Mietwagenrecht§wi§§en MRW aktuell 4-22

Amtsgericht Siegburg 103 C 13/21 vom 09.12.2021

1. Nach einer tatsächlichen Inanspruchnahme des Ersatzwagens erübrigt sich die Diskussion zum Nutzungswillen und zur Nutzungsmöglichkeit auch dann, wenn sich der Geschädigte im Anschluss kein Fahrzeug mehr anschafft.
2. Die Schätzung erforderlicher Mietwagenkosten erfolgt anhand des "Mittelwertes der Listen-Mittelwerte".
3. Zur Ermittlung der erstattungsfähigen Mietwagenkosten ist zum Grundtarif ein 20%-Aufschlag wegen der Erforderlichkeit unfallbedingter Mehrleistungen hinzuzufügen.
4. Ein Abzug wegen ersparter Eigenaufwendungen des Geschädigten in Höhe von 4 Prozent ist ausreichend.
5. Die beklagtenseits gegen die Berechtigung der Mietwagenforderung vorgelegten alternativen Angebote sind nicht vergleichbar und daher nicht als konkreter Sachvortrag zu bewerten.
6. Kosten erforderlicher Nebenleistungen wie erweiterte Haftungsreduzierung, Zweitfahrergebühr und Fahrzeug mit Navigation sind von der Beklagten zu erstatten.

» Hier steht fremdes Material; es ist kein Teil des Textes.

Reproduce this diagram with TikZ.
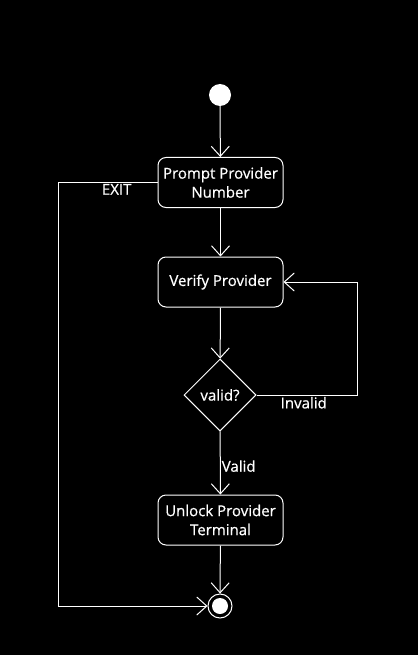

Zusammenfassung: Das Amtsgericht in Siegburg spricht der Klägerin aus abgetretenem Recht die restlichen Mietwagenkosten vollständig zu, ebenso den unfallbedingten Aufschlag und die Nebenkosten. Zuvor stellt das Gericht jedoch klar, dass im Regelfall auch dann an den Schädiger gerichtete Schadenersatzforderungen bzgl. Mietwagenkosten erstattungsfähig sein können, wenn sich der Geschädigte nach der Miete kein anderes Fahrzeug als Ersatz für seinen Unfallwagen anschafft.

Bedeutung für die Praxis: Das Gericht sagt aus, dass Nutzungswille und Nutzungsmöglichkeit für die Frage der Erstattungsfähigkeit konkret angefallener Mietwagenkosten unerheblich sind, da es dann um eine konkrete Abrechnung für tatsächlich erforderliche Ersatzmobilität nach einem Unfall geht. Es richtet den Blick also verstärkt auf die Nutzung des eigenen Fahrzeuges vor dem Unfall, abrupt beendet durch den Unfall und fortgesetzt mit dem Mietwagen. Ob der Geschädigte im Laufe der Schadenregulierung dann zum Zeitpunkt der Beendigung des Mietvertrages aus verschiedenen denkbaren Gründen zu der Entscheidung gelangt, sich kein neues Fahrzeug anzuschaffen, ist daher nicht relevant (bei üblichen Einschränkungen in der Frage ausreichenden Fahrbedarfs oder eines frei verfügbaren anderen eigenen und geeigneten Fahrzeuges). Die Richtigkeit dieser Auffassung stellt folgender Gedanke auf die Probe: Sofern sich während der Schadenregulierung herausstellt, dass es für den gewünschten Ersatzwagen finanziell nicht reicht (dann eben gar kein Auto mehr) oder der Geschädigte aus persönlichen Gründen zufällig gerade zu diesem Zeitpunkt, ob aus familiären oder gesundheitlichen Gründen, beschließt, kein Auto mehr fahren zu wollen, oder er zu der Einsicht kommt, dass draußen zu viele potentielle Schädiger herumfahren, dann kann ihm diese Entscheidung nicht zum Nachteil gereichen, indem er die Mietwagenkosten für 14 Tage Wiederbeschaffungszeitraum zzgl. Überlegungsfrist selbst bezahlen muss.
Das Gericht sieht mehrere mögliche Gründe für den Aufschlag. Neben der Eilbedürftigkeit sind das höhere Kosten des Vermieters im Zusammenhang mit der unklaren Anmietdauer und ein daraus resultierender erhöhter Verwaltungsaufwand und verschiedene finanzielle Risiken des Vermieters wegen fehlender Kaution und nicht erfolgter Vorauszahlung des Mieters.